Gong Gong Gong might be trying to tap into something universal, but the way their going about it is against the grain. Even though they proudly call Beijing home, both Frank and Ng are acutely aware that they’re outsiders, not only within China but also within the western music world. It’s an energy that they seem to thrive on.
“It’s cool to be part of a world that’s becoming a much more borderless place. We seem to be in this moment where people are interested in stuff in a way that’s not just about the novelty factor,” Frank beams, illustrating the point. “We have a friend who’s a Chinese rapper based in New York, but can sell out shows in the States and in China, and I find it very inspiring that he can weave all these western and eastern influences together and can play it to an American audience who don’t fetishise it, and take it completely how it is. I mean, we’re not in the same scene as him or anything, but it’s cool to hang out, eat spicy food together and figure out how we can make sense of being from two worlds, as it were.”

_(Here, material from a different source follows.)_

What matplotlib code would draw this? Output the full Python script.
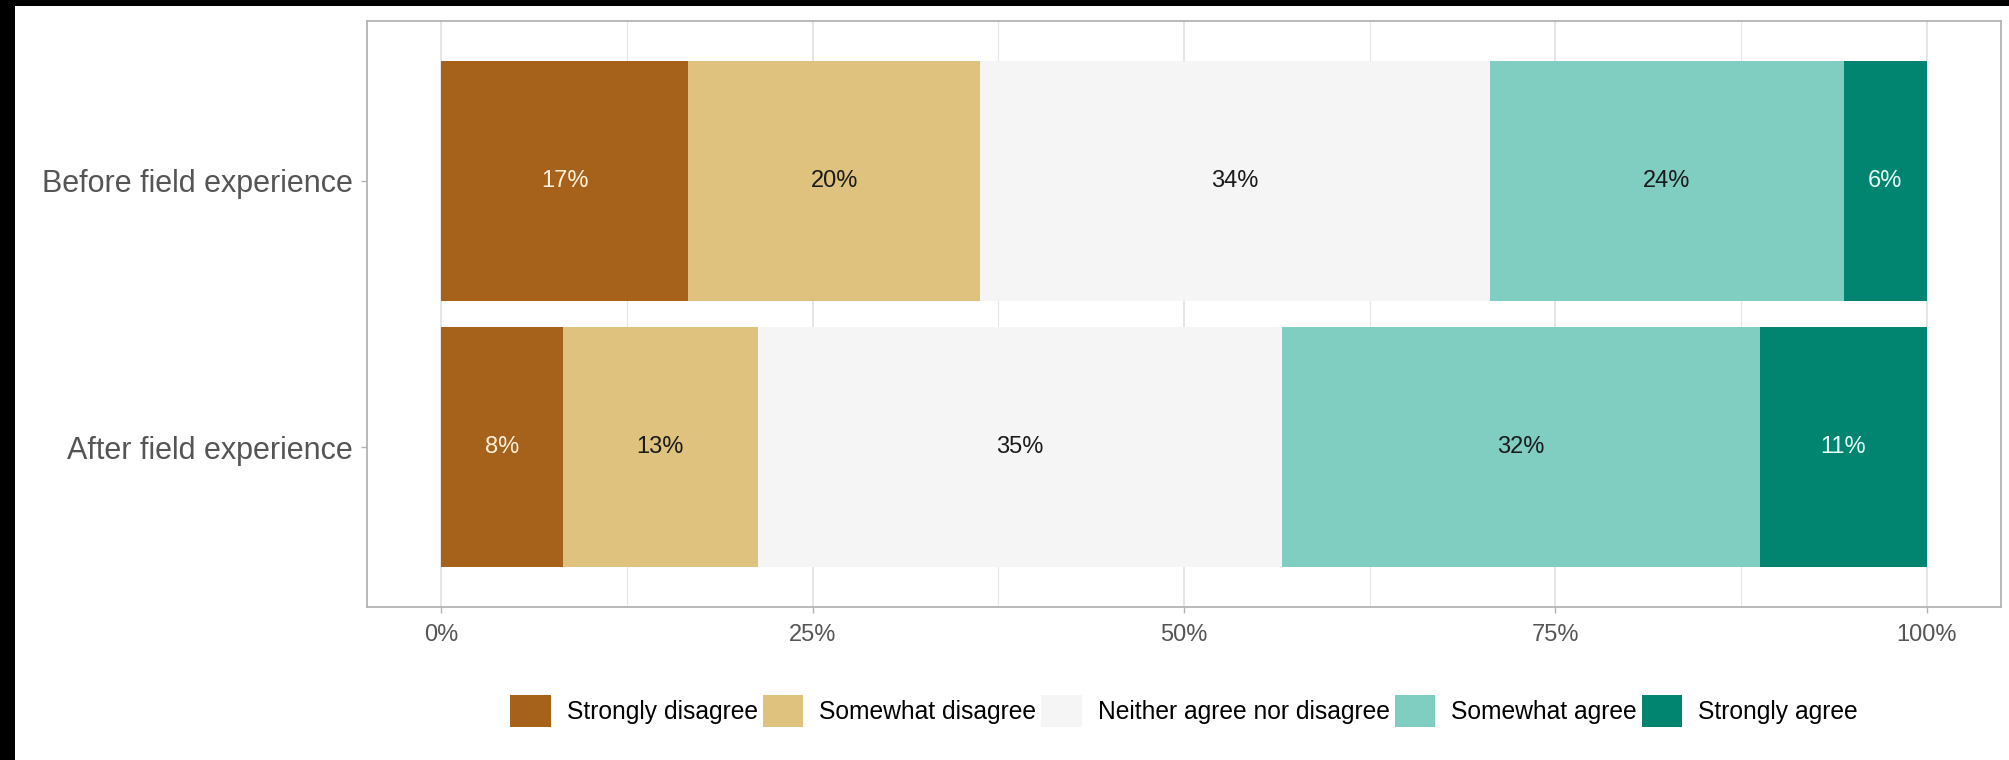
import matplotlib
matplotlib.use("Agg")
import matplotlib.pyplot as plt
from matplotlib.patches import Patch, Rectangle
import numpy as np

plt.rcParams['font.family'] = ['Liberation Sans', 'DejaVu Sans']

# survey data (percent of respondents)
groups = ["Before field experience", "After field experience"]
responses = ["Strongly disagree", "Somewhat disagree", "Neither agree nor disagree",
             "Somewhat agree", "Strongly agree"]
before = [16.6, 19.7, 34.3, 23.8, 5.6]
after = [8.2, 13.1, 35.3, 32.2, 11.2]
x_ticks = [0, 25, 50, 75, 100]
x_tick_labels = ["0%", "25%", "50%", "75%", "100%"]

# BrBG 5 class palette
colors = ["#A6611A", "#DFC27D", "#F5F5F5", "#80CDC1", "#018571"]
label_colors = ["#FFF3DC", "#1A1A1A", "#1A1A1A", "#1A1A1A", "#E6FFF8"]

W, H = 2009, 760
fig = plt.figure(figsize=(W / 100, H / 100), dpi=100)
fig.patch.set_facecolor("white")

# black frame strips seen on the screenshot edges
fig.patches.append(Rectangle((0, 1 - 6 / H), 1, 6 / H, transform=fig.transFigure,
                             facecolor="black", edgecolor="none", zorder=10))
fig.patches.append(Rectangle((0, 0), 15 / W, 1, transform=fig.transFigure,
                             facecolor="black", edgecolor="none", zorder=10))

ax = fig.add_axes([367 / W, 1 - 607 / H, (2001 - 367) / W, (607 - 21) / H])

data = np.array([before, after])
ypos = np.array([2, 1])
left = np.zeros(len(groups))
for j, resp in enumerate(responses):
    vals = data[:, j]
    ax.barh(ypos, vals, left=left, height=0.9, color=colors[j], edgecolor="none",
            label=resp, zorder=2)
    for k in range(len(groups)):
        ax.text(left[k] + vals[k] / 2, ypos[k], f"{vals[k]:.0f}%", ha="center",
                va="center", fontsize=17, color=label_colors[j], zorder=3)
    left = left + vals

ax.set_xlim(-5, 105)
ax.set_ylim(0.4, 2.6)
ax.set_xticks(x_ticks)
ax.set_xticklabels(x_tick_labels)
ax.set_xticks([12.5, 37.5, 62.5, 87.5], minor=True)
ax.set_yticks(ypos)
ax.set_yticklabels(groups)

ax.set_axisbelow(True)
ax.grid(axis="x", which="major", color="#DEDEDE", linewidth=1.1)
ax.grid(axis="x", which="minor", color="#E6E6E6", linewidth=0.8)
ax.tick_params(axis="x", which="minor", length=0)
ax.tick_params(axis="both", which="major", length=4, width=1, color="#B3B3B3")
ax.tick_params(axis="x", which="major", labelsize=17, labelcolor="#555555", pad=8)
ax.tick_params(axis="y", which="major", labelsize=22, labelcolor="#555555", pad=6)
for sp in ax.spines.values():
    sp.set_color("#B3B3B3")
    sp.set_linewidth(1.3)

handles = [Patch(facecolor=c, edgecolor="none") for c in colors]
fig.legend(handles, responses, loc="center", ncol=5, frameon=False,
           bbox_to_anchor=(1184 / W, 1 - 711 / H), fontsize=17.7,
           handlelength=1.65, handleheight=1.65, handletextpad=0.65,
           columnspacing=0.2, borderaxespad=0)

fig.savefig("out.png", dpi=100)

Underlining this point, Gong Gong Gong sing exclusively in Cantonese in a Mandarin-speaking city. In his mournful tales of absurdity and fractured visions, Ng’s remarkably soulful voice adds a rich, almost psychedelic layer to the band’s already hypnotic sound.
For Ng, sticking to Cantonese is all about maintaining a level of truthful honesty to his band. “When I was younger, I’d see all these bands in Hong Kong where the singer would try to sing in English,” he explains. “I found that really weird – I mean, it’s not my mother tongue and I’m definitely not confident enough to write songs in English. The same goes for when I moved to Beijing and I started to learn to speak Mandarin. Either of those languages would probably reach a wider audience, but it just somehow… it just seems uncomfortable for me.”
“Do you remember when we played in Chicago and there was that guy who came up to you and thanked you for singing in Cantonese?” asks Frank. “It really means a lot to people – you don’t come across it all that much these days.”
“That’s true,” says Ng. “I’m definitely not doing it to please anyone, but if people appreciate it, then that’s cool.”